• What the task requires
Only the lines from the top of the listing below to the line that has "err_ci = [None, -0.46, -5.6, None]" should be echoed, with both ends kept and pictures left out.

--- start Collected data ---

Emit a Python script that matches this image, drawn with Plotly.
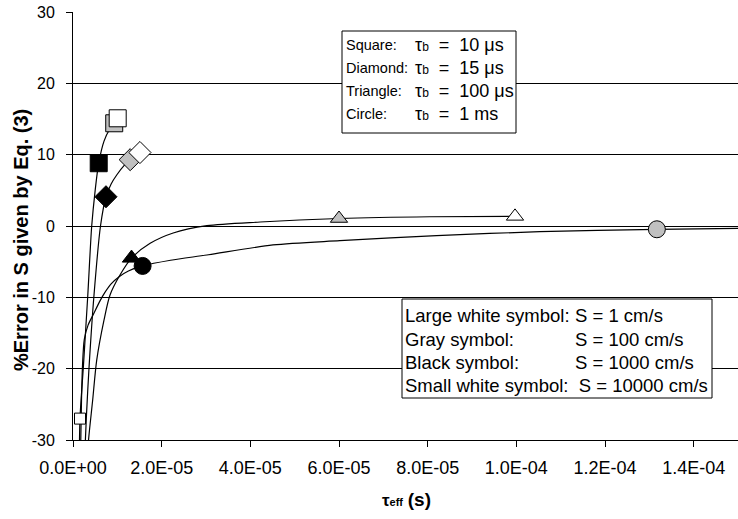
import plotly.graph_objects as go

# ---------------- data ----------------
# marker points, order of S: 1, 100, 1000, 10000 cm/s  (None = off chart)
S_values = [1, 100, 1000, 10000]
tau_sq = [1.008e-5, 9.3e-6, 5.8e-6, 1.58e-6]
err_sq = [15.1, 14.4, 8.8, -27.0]
tau_di = [1.51e-5, 1.29e-5, 7.44e-6, None]
err_di = [10.3, 9.3, 4.1, None]
tau_tr = [9.97e-5, 6.0e-5, 1.32e-5, None]
err_tr = [1.35, 1.05, -4.5, None]
tau_ci = [None, 1.317e-4, 1.57e-5, None]
err_ci = [None, -0.46, -5.6, None]

# traced smooth curves
curve_sq_x = [1.40e-6, 1.58e-6, 2.32e-6, 3.34e-6, 4.22e-6, 5.0e-6, 5.8e-6, 7.0e-6, 8.3e-6, 9.3e-6, 1.008e-5]
curve_sq_y = [-34.2, -27.0, -19.9, -9.67, 0.0, 5.0, 8.8, 11.9, 13.6, 14.4, 15.1]
curve_di_x = [2.55e-6, 3.0e-6, 3.61e-6, 4.74e-6, 6.2e-6, 7.44e-6, 8.6e-6, 9.86e-6, 1.17e-5, 1.29e-5, 1.51e-5]
curve_di_y = [-33.5, -27.0, -19.9, -9.67, 0.0, 4.1, 5.9, 7.15, 8.6, 9.3, 10.3]
curve_tr_x = [3.16e-6, 3.45e-6, 4.44e-6, 5.35e-6, 6.99e-6, 8.35e-6, 1.06e-5, 1.32e-5, 1.74e-5,
              2.26e-5, 3.02e-5, 4.22e-5, 6.0e-5, 8.05e-5, 9.97e-5]
curve_tr_y = [-34.2, -30.4, -24.4, -18.8, -13.2, -9.67, -6.87, -4.5, -2.43,
              -0.98, 0.04, 0.56, 1.05, 1.3, 1.35]
curve_ci_x = [1.65e-6, 1.74e-6, 1.92e-6, 2.15e-6, 2.55e-6, 3.4e-6, 4.58e-6, 6.09e-6, 7.2e-6, 8.6e-6,
              1.04e-5, 1.25e-5, 1.57e-5, 2.2e-5, 3.02e-5, 4.51e-5, 6.02e-5, 8.2e-5, 1.053e-4,
              1.317e-4, 1.516e-4]
curve_ci_y = [-34.2, -30.7, -24.4, -19.5, -15.9, -13.9, -12.4, -10.5, -9.3, -8.1,
              -7.1, -6.3, -5.6, -4.8, -4.07, -2.66, -2.06, -1.35, -0.8,
              -0.46, -0.31]

x_ticks = [0, 2e-5, 4e-5, 6e-5, 8e-5, 1e-4, 1.2e-4, 1.4e-4]
x_tick_text = ["0.0E+00", "2.0E-05", "4.0E-05", "6.0E-05", "8.0E-05", "1.0E-04", "1.2E-04", "1.4E-04"]
y_ticks = [-30, -20, -10, 0, 10, 20, 30]
y_tick_text = ["-30", "-20", "-10", "0", "10", "20", "30"]

box1_left = ["Square:", "Diamond:", "Triangle:", "Circle:"]
box1_right = ["10 \u03bcs", "15 \u03bcs", "100 \u03bcs", "1 ms"]
box2_left = ["Large white symbol:", "Gray symbol:", "Black symbol:", "Small white symbol:"]
box2_right = ["S = 1 cm/s", "S = 100 cm/s", "S = 1000 cm/s", "S = 10000 cm/s"]

FONT = "Liberation Sans, Arial, sans-serif"
GRAY = "#C0C0C0"

fig = go.Figure()

for cx, cy in [(curve_sq_x, curve_sq_y), (curve_di_x, curve_di_y),
               (curve_tr_x, curve_tr_y), (curve_ci_x, curve_ci_y)]:
    fig.add_trace(go.Scatter(x=cx, y=cy, mode="lines",
                             line=dict(color="black", width=1.2, shape="spline", smoothing=0.8),
                             hoverinfo="skip", showlegend=False))

symbols = ["square", "diamond", "triangle-up", "circle"]
sizes_big = [17, 17, 15, 17]
series = [(tau_sq, err_sq), (tau_di, err_di), (tau_tr, err_tr), (tau_ci, err_ci)]

def add_group(idx, fill, sizes):
    xs, ys, syms, szs = [], [], [], []
    for k, (tx, ty) in enumerate(series):
        if tx[idx] is None:
            continue
        xs.append(tx[idx]); ys.append(ty[idx]); syms.append(symbols[k]); szs.append(sizes[k])
    fig.add_trace(go.Scatter(x=xs, y=ys, mode="markers", showlegend=False, hoverinfo="skip",
                             marker=dict(symbol=syms, size=szs, color=fill, opacity=1,
                                         line=dict(color="black", width=1))))

add_group(1, GRAY, sizes_big)              # S = 100
add_group(0, "white", sizes_big)           # S = 1
add_group(2, "black", [17, 17, 16, 17])    # S = 1000
add_group(3, "white", [11, 11, 11, 11])    # S = 10000

# ---- geometry helpers (pixel -> paper) ----
L, R, T, B = 73, 738, 12, 440
def px(xp):
    return (xp - L) / (R - L)
def py(yp):
    return (B - yp) / (B - T)

shapes = [
    dict(type="rect", xref="paper", yref="paper", x0=px(342), x1=px(516), y0=py(133), y1=py(31),
         line=dict(color="black", width=1), fillcolor="white", layer="above"),
    dict(type="rect", xref="paper", yref="paper", x0=px(402), x1=px(712), y0=py(398), y1=py(299),
         line=dict(color="black", width=1), fillcolor="white", layer="above"),
]

annotations = []
b1_y = [45, 68, 91, 114]
for i in range(4):
    annotations.append(dict(xref="paper", yref="paper", x=px(344), y=py(b1_y[i]), xanchor="left",
                            yanchor="middle", showarrow=False, text=box1_left[i],
                            font=dict(family=FONT, size=14.5, color="black")))
    annotations.append(dict(xref="paper", yref="paper", x=px(413), y=py(b1_y[i]), xanchor="left",
                            yanchor="middle", showarrow=False,
                            text="\u03c4<span style='font-size:12px'>b</span>\u00a0 =\u00a0 " + box1_right[i],
                            font=dict(family=FONT, size=18, color="black")))
b2_y = [315, 339, 362, 385]
for i in range(3):
    annotations.append(dict(xref="paper", yref="paper", x=px(403), y=py(b2_y[i]), xanchor="left",
                            yanchor="middle", showarrow=False, text=box2_left[i],
                            font=dict(family=FONT, size=18.5, color="black")))
    annotations.append(dict(xref="paper", yref="paper", x=px(573), y=py(b2_y[i]), xanchor="left",
                            yanchor="middle", showarrow=False, text=box2_right[i],
                            font=dict(family=FONT, size=18.5, color="black")))
annotations.append(dict(xref="paper", yref="paper", x=px(403), y=py(b2_y[3]), xanchor="left",
                        yanchor="middle", showarrow=False,
                        text=box2_left[3] + "\u00a0\u00a0" + box2_right[3],
                        font=dict(family=FONT, size=18.5, color="black")))

# axis titles
annotations.append(dict(xref="paper", yref="paper", x=px(21), y=py(240), xanchor="center",
                        yanchor="middle", showarrow=False, textangle=-90,
                        text="<b>%Error in S given by Eq. (3)</b>",
                        font=dict(family=FONT, size=20, color="black")))
annotations.append(dict(xref="paper", yref="paper", x=px(406), y=py(500), xanchor="center",
                        yanchor="middle", showarrow=False,
                        text="<b>\u03c4<span style='font-size:11px'>eff</span> "
                             "<span style='font-size:19px'>(s)</span></b>",
                        font=dict(family=FONT, size=17, color="black")))

fig.update_layout(
    width=738, height=519,
    margin=dict(l=L, r=738 - R, t=T, b=519 - B, autoexpand=False),
    paper_bgcolor="white", plot_bgcolor="white",
    font=dict(family=FONT, size=16, color="black"),
    shapes=shapes, annotations=annotations,
    xaxis=dict(range=[0, 1.5e-4], tickvals=x_ticks, ticktext=x_tick_text, automargin=False,
               showgrid=False, zeroline=False, showline=True, linecolor="black", linewidth=1,
               ticks="outside", ticklen=6, tickcolor="black", ticklabelstandoff=5,
               tickfont=dict(family=FONT, size=18, color="black")),
    yaxis=dict(range=[-30, 30], tickvals=y_ticks, ticktext=y_tick_text, automargin=False,
               showgrid=True, gridcolor="black", gridwidth=1, zeroline=False,
               showline=True, linecolor="black", linewidth=1,
               ticks="outside", ticklen=6, tickcolor="black", ticklabelstandoff=8,
               tickfont=dict(family=FONT, size=16, color="black")),
)

fig.write_html("out.html", config={"displayModeBar": False},
               post_script="document.body.style.margin='0';")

--- end Collected data ---

• Finished task
Emit a Python script that matches this image, drawn with Plotly.
import plotly.graph_objects as go

# ---------------- data ----------------
# marker points, order of S: 1, 100, 1000, 10000 cm/s  (None = off chart)
S_values = [1, 100, 1000, 10000]
tau_sq = [1.008e-5, 9.3e-6, 5.8e-6, 1.58e-6]
err_sq = [15.1, 14.4, 8.8, -27.0]
tau_di = [1.51e-5, 1.29e-5, 7.44e-6, None]
err_di = [10.3, 9.3, 4.1, None]
tau_tr = [9.97e-5, 6.0e-5, 1.32e-5, None]
err_tr = [1.35, 1.05, -4.5, None]
tau_ci = [None, 1.317e-4, 1.57e-5, None]
err_ci = [None, -0.46, -5.6, None]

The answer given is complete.